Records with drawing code
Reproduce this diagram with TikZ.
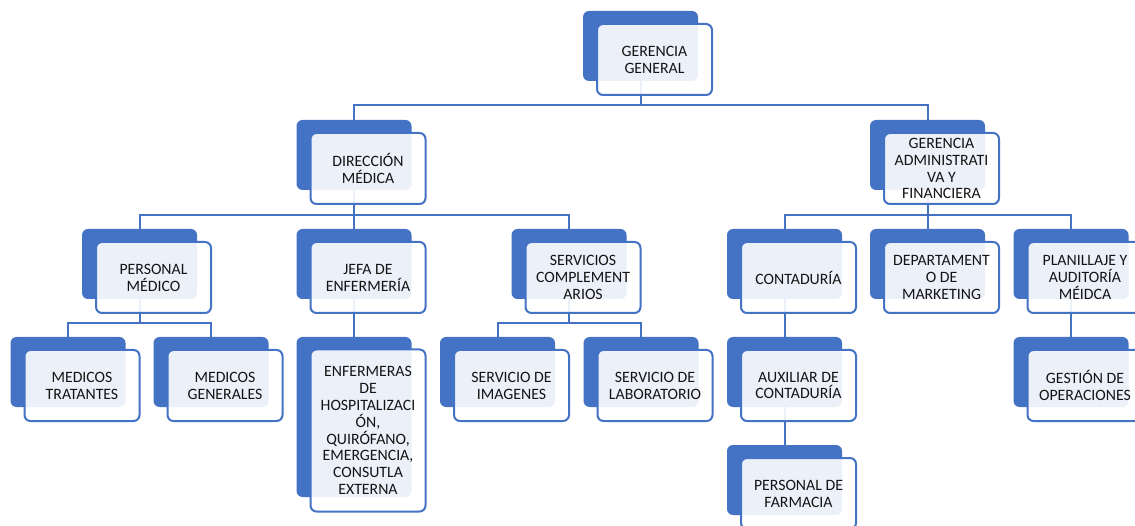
\documentclass[tikz,border=0pt]{standalone}
\usepackage{fontspec}
\setmainfont{Carlito}
\usetikzlibrary{positioning}
\definecolor{orgblue}{HTML}{4472C4}
\definecolor{orgtext}{HTML}{141414}

\begin{document}
\begin{tikzpicture}[x=1pt,y=-1pt]
        \tikzstyle{every node}=[font=\fontsize{15.8}{16.9}\selectfont]
        \tikzstyle{back}=[fill=orgblue,rounded corners=6,inner sep=0,minimum width=115,minimum height=70]
        \tikzstyle{front}=[draw=orgblue,line width=2,rounded corners=6,fill=white,fill opacity=0.9,text opacity=1,text=orgtext,inner sep=0,minimum width=115,minimum height=71,align=center]
        \tikzstyle{link}=[draw=orgblue,line width=2]

        \useasboundingbox (0,0) rectangle (1135,526);

        %back blocks
        \node [back] (gg) at (640.5,46) {};
        \node [back] (dm) at (354,155) {};
        \node [back] (ga) at (927.5,155) {};
        \node [back] (pm) at (139.5,264) {};
        \node [back] (je) at (354,264) {};
        \node [back] (sc) at (569,264) {};
        \node [back] (co) at (784.5,264) {};
        \node [back] (dp) at (927.5,264) {};
        \node [back] (pl) at (1071,264) {};
        \node [back] (mt) at (68,372) {};
        \node [back] (mg) at (211,372) {};
        \node [back,minimum height=160] (en) at (354,417) {};
        \node [back] (si) at (497.5,372) {};
        \node [back] (sl) at (641,372) {};
        \node [back] (ax) at (784.5,372) {};
        \node [back] (go) at (1071,372) {};
        \node [back] (pf) at (784.5,480) {};

        %connectors
        \foreach \c in {dm,ga} {
            \draw [link] (gg.south) -- ++(0,24) -| (\c.north);
        };
        \foreach \c in {pm,je,sc} {
            \draw [link] (dm.south) -- ++(0,25) -| (\c.north);
        };
        \foreach \c in {co,dp,pl} {
            \draw [link] (ga.south) -- ++(0,25) -| (\c.north);
        };
        \foreach \c in {mt,mg} {
            \draw [link] (pm.south) -- ++(0,24) -| (\c.north);
        };
        \foreach \c in {si,sl} {
            \draw [link] (sc.south) -- ++(0,24) -| (\c.north);
        };
        \draw [link] (je.south) -- (en.north);
        \draw [link] (co.south) -- (ax.north);
        \draw [link] (ax.south) -- (pf.north);
        \draw [link] (pl.south) -- (go.north);

        %front blocks with the labels
        \foreach \n/\t in {gg/{GERENCIA\\GENERAL},
                dm/{DIRECCIÓN\\MÉDICA},
                ga/{GERENCIA\\ADMINISTRATI\\VA Y\\FINANCIERA},
                pm/{PERSONAL\\MÉDICO},
                je/{JEFA DE\\ENFERMERÍA},
                sc/{SERVICIOS\\COMPLEMENT\\ARIOS},
                co/{CONTADURÍA},
                dp/{DEPARTAMENT\\O DE\\MARKETING},
                pl/{PLANILLAJE Y\\AUDITORÍA\\MÉIDCA},
                mt/{MEDICOS\\TRATANTES},
                mg/{MEDICOS\\GENERALES},
                si/{SERVICIO DE\\IMAGENES},
                sl/{SERVICIO DE\\LABORATORIO},
                ax/{AUXILIAR DE\\CONTADURÍA},
                go/{GESTIÓN DE\\OPERACIONES},
                pf/{PERSONAL DE\\FARMACIA}} {
            \node [front] (\n-f) at ([shift={(14,13.5)}]\n.center) {\t};
        };
        \node [front,minimum height=162] (en-f) at ([shift={(14,13.5)}]en.center)
            {ENFERMERAS\\DE\\HOSPITALIZACI\\ÓN,\\QUIRÓFANO,\\EMERGENCIA,\\CONSUTLA\\EXTERNA};
\end{tikzpicture}
\end{document}
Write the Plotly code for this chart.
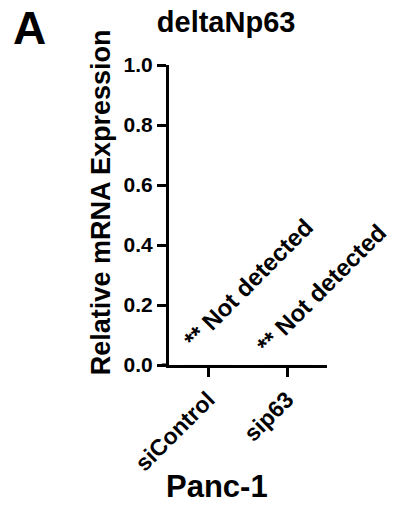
import plotly.graph_objects as go

categories = ["siControl", "sip63"]
values = [0.0, 0.0]
note_texts = ["** Not detected", "** Not detected"]
note_x = [0.506, 1.437]
note_y = [0.272, 0.255]
y_ticks = [0.0, 0.2, 0.4, 0.6, 0.8, 1.0]

FONT = "Liberation Sans, Arial, sans-serif"

fig = go.Figure()
fig.add_trace(go.Bar(x=categories, y=values, marker_color="black", width=0.6, showlegend=False))

for t, xv, yv in zip(note_texts, note_x, note_y):
    fig.add_annotation(x=xv, y=yv, xref="x", yref="y", text=t, showarrow=False,
                       textangle=-45, xanchor="center", yanchor="middle",
                       font=dict(family=FONT, size=24, color="black", weight="bold"))

fig.add_annotation(x=-0.43, y=0.543, xref="paper", yref="paper",
                   text="Relative mRNA Expression", showarrow=False, textangle=-90,
                   xanchor="center", yanchor="middle",
                   font=dict(family=FONT, size=27, color="black", weight="bold"))
fig.add_annotation(x=0.304, y=-0.405, xref="paper", yref="paper",
                   text="Panc-1", showarrow=False, xanchor="center", yanchor="middle",
                   font=dict(family=FONT, size=31, color="black", weight="bold"))
fig.add_annotation(x=-0.88, y=1.125, xref="paper", yref="paper",
                   text="A", showarrow=False, xanchor="center", yanchor="middle",
                   font=dict(family=FONT, size=46, color="black", weight="bold"))

# small extension of the x-axis line to the left of the y-axis (Prism style)
fig.add_shape(type="line", xref="paper", yref="y", x0=-0.045, x1=0, y0=0, y1=0,
              line=dict(color="black", width=3))

fig.update_layout(
    width=396, height=516,
    margin=dict(l=169, r=69, t=65, b=151, pad=0),
    paper_bgcolor="white", plot_bgcolor="white",
    title=dict(text="deltaNp63", x=0.571, xanchor="center", y=1 - 22 / 516, yanchor="middle",
               xref="container", yref="container",
               font=dict(family=FONT, size=29, color="black", weight="bold")),
    xaxis=dict(range=[-0.494, 1.506], showline=True, linewidth=3, linecolor="black",
               ticks="outside", ticklen=9, tickwidth=3, tickcolor="black",
               tickangle=-45, showgrid=False, zeroline=False,
               tickfont=dict(family=FONT, size=23, color="black", weight="bold")),
    yaxis=dict(range=[0, 1.0], tickvals=y_ticks, tickformat=".1f", showline=True, linewidth=3,
               linecolor="black", ticks="outside", ticklen=9, tickwidth=3, tickcolor="black",
               showgrid=False, zeroline=False,
               tickfont=dict(family=FONT, size=21, color="black", weight="bold")),
)

fig.write_html("out.html")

To be done: Give again the lines from "Write the Plotly code for this chart." to "y_ticks = [0.0, 0.2, 0.4, 0.6, 0.8, 1.0]" exactly, both of those lines included, and do not include any pictures.

Task response:
Write the Plotly code for this chart.
import plotly.graph_objects as go

categories = ["siControl", "sip63"]
values = [0.0, 0.0]
note_texts = ["** Not detected", "** Not detected"]
note_x = [0.506, 1.437]
note_y = [0.272, 0.255]
y_ticks = [0.0, 0.2, 0.4, 0.6, 0.8, 1.0]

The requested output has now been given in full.